** start of Records for the exercise **

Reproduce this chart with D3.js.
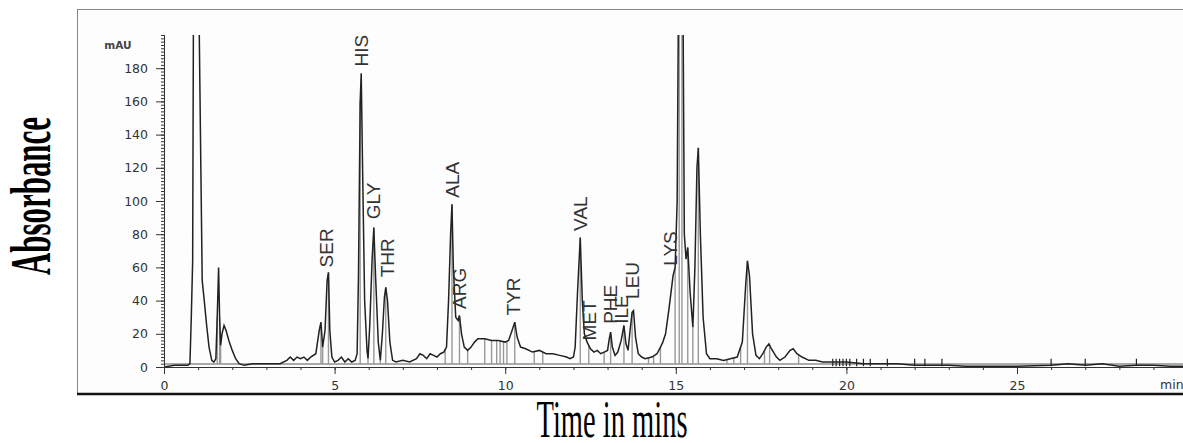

** end of Records for the exercise **
** start of Records for the exercise **

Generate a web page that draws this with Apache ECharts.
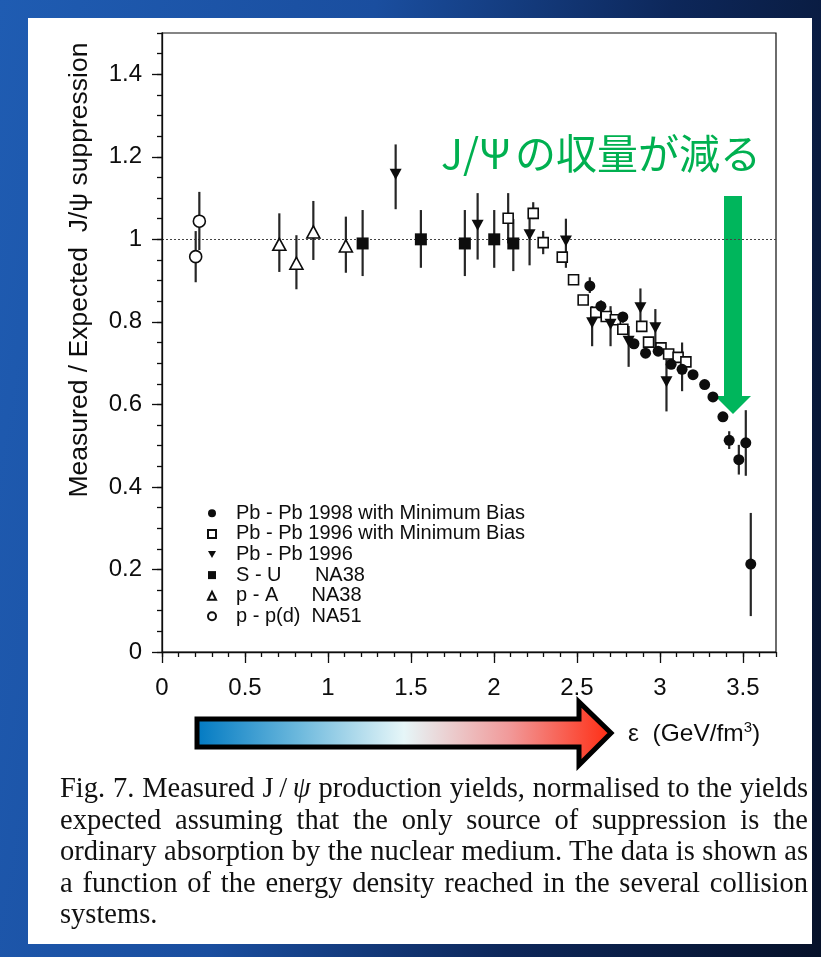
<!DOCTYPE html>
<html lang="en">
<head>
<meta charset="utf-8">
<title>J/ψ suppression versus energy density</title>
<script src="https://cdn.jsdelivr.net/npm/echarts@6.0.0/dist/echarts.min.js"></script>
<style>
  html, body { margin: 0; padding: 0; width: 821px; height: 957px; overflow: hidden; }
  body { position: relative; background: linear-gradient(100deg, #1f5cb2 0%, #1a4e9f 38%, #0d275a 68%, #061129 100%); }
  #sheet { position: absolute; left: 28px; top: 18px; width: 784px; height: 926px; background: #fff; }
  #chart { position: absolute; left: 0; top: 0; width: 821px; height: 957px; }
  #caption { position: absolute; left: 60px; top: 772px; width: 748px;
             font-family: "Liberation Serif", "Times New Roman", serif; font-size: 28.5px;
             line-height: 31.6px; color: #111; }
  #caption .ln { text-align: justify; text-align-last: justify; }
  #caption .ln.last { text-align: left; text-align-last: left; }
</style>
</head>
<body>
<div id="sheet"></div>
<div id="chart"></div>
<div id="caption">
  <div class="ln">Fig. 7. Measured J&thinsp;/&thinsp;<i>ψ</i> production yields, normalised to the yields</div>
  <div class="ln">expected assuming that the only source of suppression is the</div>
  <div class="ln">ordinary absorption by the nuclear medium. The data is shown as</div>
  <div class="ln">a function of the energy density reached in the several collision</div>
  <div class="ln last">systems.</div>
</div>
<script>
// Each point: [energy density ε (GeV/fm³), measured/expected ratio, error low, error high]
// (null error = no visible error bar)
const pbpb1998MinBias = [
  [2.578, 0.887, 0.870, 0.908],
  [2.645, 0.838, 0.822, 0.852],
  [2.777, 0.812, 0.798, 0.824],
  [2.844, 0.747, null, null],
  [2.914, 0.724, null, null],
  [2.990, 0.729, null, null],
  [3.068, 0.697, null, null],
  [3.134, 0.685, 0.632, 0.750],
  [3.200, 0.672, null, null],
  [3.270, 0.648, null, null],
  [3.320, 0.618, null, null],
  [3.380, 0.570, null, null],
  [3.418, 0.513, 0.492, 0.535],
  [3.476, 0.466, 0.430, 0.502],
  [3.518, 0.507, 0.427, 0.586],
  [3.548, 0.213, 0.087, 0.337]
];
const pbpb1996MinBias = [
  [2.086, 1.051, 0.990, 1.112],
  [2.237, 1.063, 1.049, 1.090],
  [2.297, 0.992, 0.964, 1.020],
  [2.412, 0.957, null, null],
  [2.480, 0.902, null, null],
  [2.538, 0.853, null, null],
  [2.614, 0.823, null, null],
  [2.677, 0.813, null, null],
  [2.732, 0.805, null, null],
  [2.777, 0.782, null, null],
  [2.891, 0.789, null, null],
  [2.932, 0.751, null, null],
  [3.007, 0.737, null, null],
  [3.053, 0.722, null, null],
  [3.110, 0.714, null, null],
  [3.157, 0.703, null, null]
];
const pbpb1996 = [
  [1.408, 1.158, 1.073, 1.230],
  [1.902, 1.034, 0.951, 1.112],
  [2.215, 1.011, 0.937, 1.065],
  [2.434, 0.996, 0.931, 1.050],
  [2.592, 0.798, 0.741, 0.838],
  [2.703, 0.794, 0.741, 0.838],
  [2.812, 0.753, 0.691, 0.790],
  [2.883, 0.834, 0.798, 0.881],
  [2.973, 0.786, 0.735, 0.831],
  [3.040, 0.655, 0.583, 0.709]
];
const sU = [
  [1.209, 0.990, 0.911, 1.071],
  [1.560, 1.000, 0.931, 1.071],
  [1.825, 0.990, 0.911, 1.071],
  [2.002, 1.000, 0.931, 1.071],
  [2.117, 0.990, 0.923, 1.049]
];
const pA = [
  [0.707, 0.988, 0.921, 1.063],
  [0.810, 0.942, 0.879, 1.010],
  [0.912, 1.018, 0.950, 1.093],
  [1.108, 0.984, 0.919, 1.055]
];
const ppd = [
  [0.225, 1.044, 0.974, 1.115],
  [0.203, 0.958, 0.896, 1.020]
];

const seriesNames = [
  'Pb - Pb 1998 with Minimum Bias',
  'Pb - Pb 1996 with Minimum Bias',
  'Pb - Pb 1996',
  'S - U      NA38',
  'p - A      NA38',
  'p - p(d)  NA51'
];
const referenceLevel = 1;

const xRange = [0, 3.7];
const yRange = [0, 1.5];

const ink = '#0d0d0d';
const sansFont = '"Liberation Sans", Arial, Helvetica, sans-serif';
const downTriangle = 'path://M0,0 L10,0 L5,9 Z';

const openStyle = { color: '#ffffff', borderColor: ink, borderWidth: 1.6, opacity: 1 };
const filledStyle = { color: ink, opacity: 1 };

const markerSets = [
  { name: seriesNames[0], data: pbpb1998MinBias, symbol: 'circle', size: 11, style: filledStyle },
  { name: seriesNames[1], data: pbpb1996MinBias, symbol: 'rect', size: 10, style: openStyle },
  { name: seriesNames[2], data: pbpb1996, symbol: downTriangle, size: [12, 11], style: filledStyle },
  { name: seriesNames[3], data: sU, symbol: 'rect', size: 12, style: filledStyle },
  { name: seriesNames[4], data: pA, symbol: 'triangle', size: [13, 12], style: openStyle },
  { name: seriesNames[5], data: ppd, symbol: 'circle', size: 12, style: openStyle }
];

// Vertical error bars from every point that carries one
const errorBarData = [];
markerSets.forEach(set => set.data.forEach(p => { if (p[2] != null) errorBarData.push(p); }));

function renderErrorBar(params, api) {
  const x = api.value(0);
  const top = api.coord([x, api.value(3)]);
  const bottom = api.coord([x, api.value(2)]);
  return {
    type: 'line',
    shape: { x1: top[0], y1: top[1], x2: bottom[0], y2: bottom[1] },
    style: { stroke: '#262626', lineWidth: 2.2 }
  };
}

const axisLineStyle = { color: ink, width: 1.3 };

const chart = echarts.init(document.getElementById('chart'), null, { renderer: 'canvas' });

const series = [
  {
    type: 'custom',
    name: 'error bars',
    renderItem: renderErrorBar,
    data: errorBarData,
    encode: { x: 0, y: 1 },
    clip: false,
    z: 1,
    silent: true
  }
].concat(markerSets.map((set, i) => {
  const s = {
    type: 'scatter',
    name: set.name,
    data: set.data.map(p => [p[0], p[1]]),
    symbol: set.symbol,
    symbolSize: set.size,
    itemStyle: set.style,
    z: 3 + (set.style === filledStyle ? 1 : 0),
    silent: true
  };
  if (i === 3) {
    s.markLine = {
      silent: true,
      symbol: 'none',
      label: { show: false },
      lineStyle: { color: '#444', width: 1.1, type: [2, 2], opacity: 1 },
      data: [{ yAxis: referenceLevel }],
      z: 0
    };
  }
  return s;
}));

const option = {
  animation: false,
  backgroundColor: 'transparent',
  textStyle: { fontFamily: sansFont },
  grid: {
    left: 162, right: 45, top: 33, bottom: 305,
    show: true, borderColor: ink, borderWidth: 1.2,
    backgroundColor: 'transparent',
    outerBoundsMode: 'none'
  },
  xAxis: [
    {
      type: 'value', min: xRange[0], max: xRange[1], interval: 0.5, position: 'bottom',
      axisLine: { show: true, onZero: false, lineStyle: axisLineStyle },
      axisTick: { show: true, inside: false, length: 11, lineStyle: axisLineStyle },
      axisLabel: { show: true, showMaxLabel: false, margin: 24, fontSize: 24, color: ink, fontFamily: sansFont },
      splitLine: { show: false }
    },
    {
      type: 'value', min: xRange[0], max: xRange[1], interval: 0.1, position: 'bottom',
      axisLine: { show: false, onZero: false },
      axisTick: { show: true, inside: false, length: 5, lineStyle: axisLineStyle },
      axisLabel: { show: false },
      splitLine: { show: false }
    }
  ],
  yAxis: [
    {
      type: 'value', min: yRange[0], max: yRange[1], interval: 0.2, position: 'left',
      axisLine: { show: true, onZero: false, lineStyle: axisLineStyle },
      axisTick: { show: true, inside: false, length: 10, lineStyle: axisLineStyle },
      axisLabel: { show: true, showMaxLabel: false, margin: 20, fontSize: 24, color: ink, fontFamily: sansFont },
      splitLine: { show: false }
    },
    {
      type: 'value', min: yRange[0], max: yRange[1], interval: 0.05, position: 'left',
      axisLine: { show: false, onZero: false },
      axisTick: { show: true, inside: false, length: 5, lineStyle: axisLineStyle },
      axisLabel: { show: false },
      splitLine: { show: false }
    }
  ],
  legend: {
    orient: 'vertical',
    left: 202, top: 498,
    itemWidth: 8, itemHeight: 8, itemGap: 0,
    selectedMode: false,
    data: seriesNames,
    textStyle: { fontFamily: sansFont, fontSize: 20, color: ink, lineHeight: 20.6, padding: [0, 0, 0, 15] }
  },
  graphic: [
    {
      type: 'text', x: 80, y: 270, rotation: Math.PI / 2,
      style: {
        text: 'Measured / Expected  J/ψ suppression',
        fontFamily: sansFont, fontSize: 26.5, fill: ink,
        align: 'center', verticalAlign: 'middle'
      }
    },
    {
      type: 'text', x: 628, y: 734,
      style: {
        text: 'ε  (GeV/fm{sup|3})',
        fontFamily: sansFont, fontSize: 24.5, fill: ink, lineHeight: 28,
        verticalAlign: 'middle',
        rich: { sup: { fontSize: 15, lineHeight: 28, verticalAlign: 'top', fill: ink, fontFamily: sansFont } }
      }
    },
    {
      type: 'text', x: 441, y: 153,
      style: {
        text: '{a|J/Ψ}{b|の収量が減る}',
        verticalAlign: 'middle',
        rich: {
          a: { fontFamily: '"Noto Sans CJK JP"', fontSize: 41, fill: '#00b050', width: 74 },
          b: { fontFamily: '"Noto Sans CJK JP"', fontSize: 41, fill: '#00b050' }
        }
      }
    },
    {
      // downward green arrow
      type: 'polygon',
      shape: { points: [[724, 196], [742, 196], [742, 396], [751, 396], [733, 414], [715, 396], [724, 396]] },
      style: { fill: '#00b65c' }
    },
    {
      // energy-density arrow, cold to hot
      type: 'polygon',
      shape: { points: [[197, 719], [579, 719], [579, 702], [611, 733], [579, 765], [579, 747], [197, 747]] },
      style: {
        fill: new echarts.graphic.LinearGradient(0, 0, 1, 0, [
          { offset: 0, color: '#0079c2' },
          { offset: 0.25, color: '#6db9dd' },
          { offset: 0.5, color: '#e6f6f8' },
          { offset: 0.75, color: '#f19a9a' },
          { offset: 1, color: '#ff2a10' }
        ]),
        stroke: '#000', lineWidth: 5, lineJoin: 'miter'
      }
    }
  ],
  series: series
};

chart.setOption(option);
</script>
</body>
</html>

** end of Records for the exercise **

Work instructions ->
Go through the material and copy out every line with "that" in it.

Final result ->
Generate a web page that draws this with Apache ECharts.
  <div class="ln">expected assuming that the only source of suppression is the</div>
// Vertical error bars from every point that carries one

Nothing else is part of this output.